The IFRIC 22 has been published in order to clarify the transaction date to determine the exchange rate. It intends to interpret the paragraph 21 of IAS 21. It has been interpreted end of 2016 (published on 8th December 2016 “Foreign Currency transactions and Advance Consideration). However, it seems that it is worth coming back on this interesting interpretation issued by IASB (re. IAS 21) because it is applicable as of first of January 2018. It is time to consider the potential impact of this interpretation and to assess potential issues, as well as to inform affiliates on the (new) way to book the advance payments. The purpose is to determine precisely the exchange rate to use on initial recognition of a related asset, expense or income, when the company has received or paid advance consideration in foreign currencies. The IFRIC 22 can be applied retrospectively or prospectively to all assets, expenses and income.
In this interpretation, there are several examples to better understand the rate at which a transaction must be recorded. The transactions must be booked at the FX rate on the date an asset (or liability) is booked initially or at inception. It is the date the advance payment has been executed. In case of multiple advance payments on long term contracts (e.g. construction sector, maritime or air industries, utilities, etc..), the exchange rate must be determined for each transaction.

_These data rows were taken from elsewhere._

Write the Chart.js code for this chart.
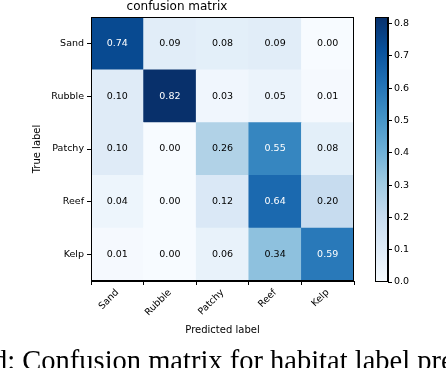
<!DOCTYPE html>
<html>
<head>
<meta charset="utf-8">
<script src="https://cdn.jsdelivr.net/npm/chart.js@4.4.0/dist/chart.umd.min.js"></script>
<style>
  html, body { margin: 0; padding: 0; background: #fff; }
  body { width: 446px; height: 368px; overflow: hidden; position: relative; }
  #main { position: absolute; left: 0; top: 0; }
  #bar { position: absolute; left: 360px; top: 0; }
  #caption {
    position: absolute; left: -7px; top: 345px;
    font-family: 'Liberation Serif', 'DejaVu Serif', serif; font-size: 28.5px;
    white-space: nowrap; color: #000;
  }
</style>
</head>
<body>
<canvas id="main" width="446" height="368"></canvas>
<canvas id="bar" width="86" height="368"></canvas>
<div id="caption">d: Confusion matrix for habitat label predictions.</div>
<script>
// DATA
const classes = ['Sand', 'Rubble', 'Patchy', 'Reef', 'Kelp'];
const sandRow   = [0.74, 0.09, 0.08, 0.09, 0.00];
const rubbleRow = [0.10, 0.82, 0.03, 0.05, 0.01];
const patchyRow = [0.10, 0.00, 0.26, 0.55, 0.08];
const reefRow   = [0.04, 0.00, 0.12, 0.64, 0.20];
const kelpRow   = [0.01, 0.00, 0.06, 0.34, 0.59];
const matrix = [sandRow, rubbleRow, patchyRow, reefRow, kelpRow];
const colorbarTicks = [0.0, 0.1, 0.2, 0.3, 0.4, 0.5, 0.6, 0.7, 0.8];
const vmax = 0.82;

// matplotlib "Blues"
const blues = [
    [247, 251, 255], [222, 235, 247], [198, 219, 239], [158, 202, 225],
    [107, 174, 214], [66, 146, 198], [33, 113, 181], [8, 81, 156], [8, 48, 107]
];
function blue(v) {
    let t = Math.max(0, Math.min(1, v / vmax)) * (blues.length - 1);
    let i = Math.min(Math.floor(t), blues.length - 2);
    let f = t - i;
    let c = blues[i].map((a, k) => Math.round(a + (blues[i + 1][k] - a) * f));
    return 'rgb(' + c.join(',') + ')';
}

const FONT = 'DejaVu Sans';

// one stacked dataset per row, bottom row first
const datasets = matrix.map((row, r) => ({
    label: classes[r],
    data: row.map(() => 1),
    backgroundColor: row.map(blue),
    borderWidth: 0,
    barPercentage: 1,
    categoryPercentage: 1
})).reverse();

// value labels in each cell + frame
const cellText = {
    id: 'cellText',
    afterDatasetsDraw(chart) {
        const ctx = chart.ctx;
        const n = classes.length;
        ctx.save();
        ctx.font = '9.5px "' + FONT + '"';
        ctx.textAlign = 'center';
        ctx.textBaseline = 'middle';
        chart.data.datasets.forEach((ds, di) => {
            const r = n - 1 - di;
            chart.getDatasetMeta(di).data.forEach((bar, c) => {
                const v = matrix[r][c];
                ctx.fillStyle = v > vmax / 2 ? '#fff' : '#000';
                ctx.fillText(v.toFixed(2), bar.x, (bar.y + bar.base) / 2);
            });
        });
        const a = chart.chartArea;
        ctx.strokeStyle = '#000';
        ctx.lineWidth = 1;
        ctx.strokeRect(Math.round(a.left) + 0.5, Math.round(a.top) + 0.5,
            Math.round(a.right - a.left) - 1, Math.round(a.bottom - a.top) - 1);
        ctx.restore();
    }
};

new Chart(document.getElementById('main'), {
    type: 'bar',
    data: { labels: classes, datasets: datasets },
    options: {
        responsive: false,
        animation: false,
        layout: { padding: { left: 0, right: 92, top: 0, bottom: 0 } },
        plugins: {
            legend: { display: false },
            tooltip: { enabled: false },
            title: {
                display: true,
                text: 'confusion matrix',
                color: '#000',
                font: { family: FONT, size: 12, weight: 'normal' },
                padding: { top: 0, bottom: 2.6 }
            }
        },
        scales: {
            x: {
                stacked: true,
                afterFit(s) { s.height = 87; },
                grid: { drawOnChartArea: false, drawTicks: true, tickLength: 4, color: '#000' },
                border: { display: true, color: '#000' },
                ticks: { color: '#000', font: { family: FONT, size: 9.5 }, maxRotation: 45, minRotation: 45, padding: 2 },
                title: {
                    display: true, text: 'Predicted label', color: '#000',
                    font: { family: FONT, size: 10 }, padding: { top: 0, bottom: 32 }
                }
            },
            y: {
                stacked: true,
                min: 0,
                max: classes.length,
                afterFit(s) { s.width = 91; },
                afterBuildTicks(s) {
                    s.ticks = classes.map((c, i) => ({ value: classes.length - 0.5 - i }));
                },
                grid: { drawOnChartArea: false, drawTicks: true, tickLength: 4, color: '#000' },
                border: { display: true, color: '#000' },
                ticks: {
                    color: '#000', font: { family: FONT, size: 9.5 }, padding: 3,
                    callback: (v) => classes[Math.round(classes.length - 0.5 - v)]
                },
                title: {
                    display: true, text: 'True label', color: '#000',
                    font: { family: FONT, size: 10 }, padding: { top: 31, bottom: 0 }
                }
            }
        }
    },
    plugins: [cellText]
});

// COLORBAR
const outline = {
    id: 'outline',
    afterDatasetsDraw(chart) {
        const a = chart.chartArea, ctx = chart.ctx;
        ctx.save();
        ctx.strokeStyle = '#000';
        ctx.lineWidth = 1;
        ctx.strokeRect(Math.round(a.left) + 0.5, Math.round(a.top) + 0.5,
            Math.round(a.right - a.left) - 1, Math.round(a.bottom - a.top) - 1);
        ctx.restore();
    }
};

new Chart(document.getElementById('bar'), {
    type: 'bar',
    data: {
        labels: ['cb'],
        datasets: [{
            data: [[0, vmax]],
            borderWidth: 0,
            barPercentage: 1,
            categoryPercentage: 1,
            backgroundColor(c) {
                const a = c.chart.chartArea;
                if (!a) return blue(vmax / 2);
                const g = c.chart.ctx.createLinearGradient(0, a.bottom, 0, a.top);
                blues.forEach((col, i) => g.addColorStop(i / (blues.length - 1), 'rgb(' + col.join(',') + ')'));
                return g;
            }
        }]
    },
    options: {
        responsive: false,
        animation: false,
        layout: { padding: { left: 15, right: 0, top: 17, bottom: 86 } },
        plugins: { legend: { display: false }, tooltip: { enabled: false } },
        scales: {
            x: { display: false },
            y: {
                position: 'right',
                min: 0,
                max: vmax,
                afterFit(s) { s.width = 58; },
                afterBuildTicks(s) { s.ticks = colorbarTicks.map(v => ({ value: v })); },
                grid: { drawOnChartArea: false, drawTicks: true, tickLength: 4, color: '#000' },
                border: { display: true, color: '#000' },
                ticks: { color: '#000', font: { family: FONT, size: 9.5 }, padding: 2, callback: (v) => v.toFixed(1) }
            }
        }
    },
    plugins: [outline]
});
</script>
</body>
</html>
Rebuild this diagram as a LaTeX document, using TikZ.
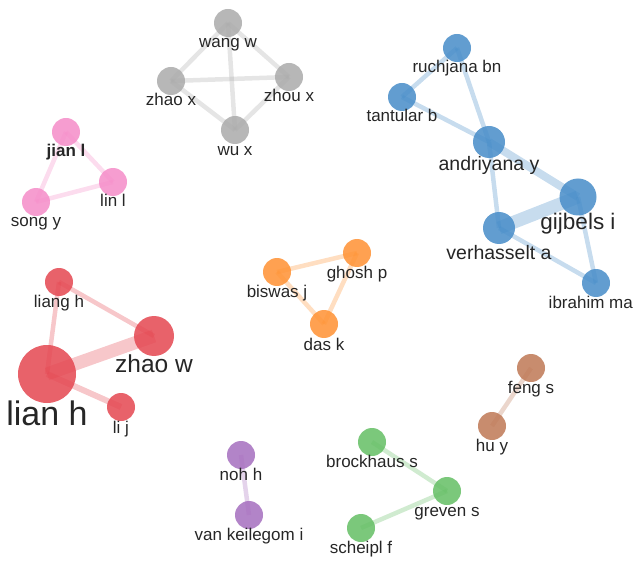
\documentclass[tikz,border=0pt]{standalone}
\usepackage{fontspec}
\setmainfont{Liberation Sans}
\usetikzlibrary{calc}
\pgfdeclarelayer{edges}
\pgfsetlayers{edges,main}

% community colours
\definecolor{cblue}{RGB}{70,140,200}
\definecolor{cred}{RGB}{228,70,80}
\definecolor{corange}{RGB}{255,145,50}
\definecolor{cgreen}{RGB}{100,190,100}
\definecolor{cpurple}{RGB}{165,110,190}
\definecolor{cbrown}{RGB}{190,120,85}
\definecolor{cpink}{RGB}{245,140,200}
\definecolor{cgray}{RGB}{170,170,170}

% #1 name, #2 x, #3 y, #4 radius, #5 colour, #6 font size, #7 label baseline, #8 text
\newcommand{\member}[8]{%
  \node[dot, fill=#5, minimum size=2*#4] (#1) at (#2,#3) {};
  \node[lab, font=\fontsize{#6}{#6}\selectfont] (#1-l) at (#2,#7) {#8};
}
% #1 colour, #2 from, #3 to, #4 width
\newcommand{\tie}[4]{%
  \draw[line width=#4, draw=#1, draw opacity=0.3] (#2.center) -- (#3.center);
}

\begin{document}
\begin{tikzpicture}[x=1pt, y=-1pt,
  dot/.style={circle, draw=none, fill opacity=0.85, inner sep=0pt},
  lab/.style={anchor=base, inner sep=0pt, text=black!85}]
\clip (0,0) rectangle (634,561);

% gray group
\member{wangw}{228}{23}{14}{cgray}{17}{48}{wang w}
\member{zhaox}{171}{81}{14}{cgray}{17}{106}{zhao x}
\member{zhoux}{289}{77}{14}{cgray}{17}{102}{zhou x}
\member{wux}{235}{130}{14}{cgray}{17}{156}{wu x}

% pink group
\member{jianl}{66}{132}{14}{cpink}{17}{157}{\textbf{jian l}}
\member{linl}{113}{182}{14}{cpink}{17}{207}{lin l}
\member{songy}{36}{202}{14}{cpink}{17}{227}{song y}

% blue group
\member{ruchjana}{457}{48}{14}{cblue}{17}{73}{ruchjana bn}
\member{tantular}{402}{97}{14}{cblue}{17}{122}{tantular b}
\member{andriyana}{489}{142}{16}{cblue}{19.5}{171}{andriyana y}
\member{gijbels}{578}{197}{18.5}{cblue}{22.5}{230}{gijbels i}
\member{verhasselt}{499}{228}{16}{cblue}{19.5}{259}{verhasselt a}
\node[dot, fill=cblue, minimum size=28] (ibrahim) at (596,283) {};
\node[lab, anchor=base east, font=\fontsize{17}{17}\selectfont] (ibrahim-l) at (633,308) {ibrahim ma};

% red group
\member{liangh}{59}{282}{14}{cred}{17}{307}{liang h}
\member{zhaow}{154}{336}{20}{cred}{24.5}{372}{zhao w}
\member{lianh}{47}{374}{29}{cred}{34}{425}{lian h}
\member{lij}{121}{407}{14}{cred}{17}{433}{li j}

% orange group
\member{biswas}{277}{272}{14}{corange}{17}{297}{biswas j}
\member{ghosh}{357}{253}{14}{corange}{17}{278}{ghosh p}
\member{das}{324}{324}{14}{corange}{17}{350}{das k}

% purple group
\member{noh}{241}{455}{14}{cpurple}{17}{480}{noh h}
\member{keilegom}{249}{515}{14}{cpurple}{17}{540}{van keilegom i}

% green group
\member{brockhaus}{372}{442}{14}{cgreen}{17}{467}{brockhaus s}
\member{greven}{447}{491}{14}{cgreen}{17}{516}{greven s}
\member{scheipl}{361}{528}{14}{cgreen}{17}{553}{scheipl f}

% brown group
\member{feng}{531}{368}{14}{cbrown}{17}{393}{feng s}
\member{hu}{492}{426}{14}{cbrown}{17}{451}{hu y}

\begin{pgfonlayer}{edges}
  \tie{cgray}{wangw}{zhaox}{4.5}
  \tie{cgray}{wangw}{zhoux}{4.5}
  \tie{cgray}{wangw}{wux}{4.5}
  \tie{cgray}{zhaox}{zhoux}{4.5}
  \tie{cgray}{zhaox}{wux}{4.5}
  \tie{cgray}{zhoux}{wux}{4.5}

  \tie{cpink}{jianl}{linl}{4.5}
  \tie{cpink}{jianl}{songy}{4.5}
  \tie{cpink}{songy}{linl}{4.5}

  \tie{cblue}{ruchjana}{tantular}{4.5}
  \tie{cblue}{ruchjana}{andriyana}{4.5}
  \tie{cblue}{tantular}{andriyana}{4.5}
  \tie{cblue}{andriyana}{gijbels}{8}
  \tie{cblue}{andriyana}{verhasselt}{4.5}
  \tie{cblue}{gijbels}{verhasselt}{13}
  \tie{cblue}{verhasselt}{ibrahim}{4.5}
  \tie{cblue}{gijbels}{ibrahim}{4.5}

  \tie{cred}{liangh}{zhaow}{4.5}
  \tie{cred}{liangh}{lianh}{4.5}
  \tie{cred}{lianh}{zhaow}{13}
  \tie{cred}{lianh}{lij}{6}

  \tie{corange}{biswas}{ghosh}{4.5}
  \tie{corange}{biswas}{das}{4.5}
  \tie{corange}{ghosh}{das}{4.5}

  \tie{cpurple}{noh}{keilegom}{4.5}

  \tie{cgreen}{brockhaus}{greven}{4.5}
  \tie{cgreen}{greven}{scheipl}{4.5}

  \tie{cbrown}{feng}{hu}{4.5}
\end{pgfonlayer}
\end{tikzpicture}
\end{document}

For example, a company sells an industrial machine to another and will deliver for USD 250k.
The seller receives 100k USD as advance consideration (before the entity recognizes the related asset) on 15/02 and at 1,15, it books a result of EUR 87k.
In the circumstances when an entity pays or receives consideration in advance in FX, this gives rise to a non-monetary asset or non–monetary liability before recognition of the related asset, expense or income. The date of the transaction for the purpose of determining the exchange rate to use on initial recognition of the related assets is key.
On 15/05, it delivers 100% of the machine which will be generate a turnover of 150k USD at 1,20, meaning EUR 125k + 87K = 212K. Then on 15/07, the buyer pays the balance of USD 150k USD booked at 1,30 corresponding to EUR 115k. The A/R. of 150k USD (corresponds to EUR 115K) offset by turnover of 150k USD (corresponding to EUR 125k). The difference of EUR 10 and the exchange difference is offset by being booked into P&L.
This interpretation is expected to have potential impacts on the statement of P&L, changes into accounting and ERP systems and eventually on cash and non-cash foreign currency transactions (applicable to both).
You may have such contracts into your portfolios or in the nature of your business(es). The longer the contracts and the more the advance payments, the more P&L impacts they could generate for MNC’s. Therefore, pay attention, amend your accounting procedures and manuals and inform your affiliates of the possible impacts they could have on their financial statements. It makes sense to map the existing contracts and to see where it can impact the company results.
The IAS standards are definitely complex and even interpretations could be sources of changes and impacts of the MNC’s results. Better to anticipate when there is still time ahead.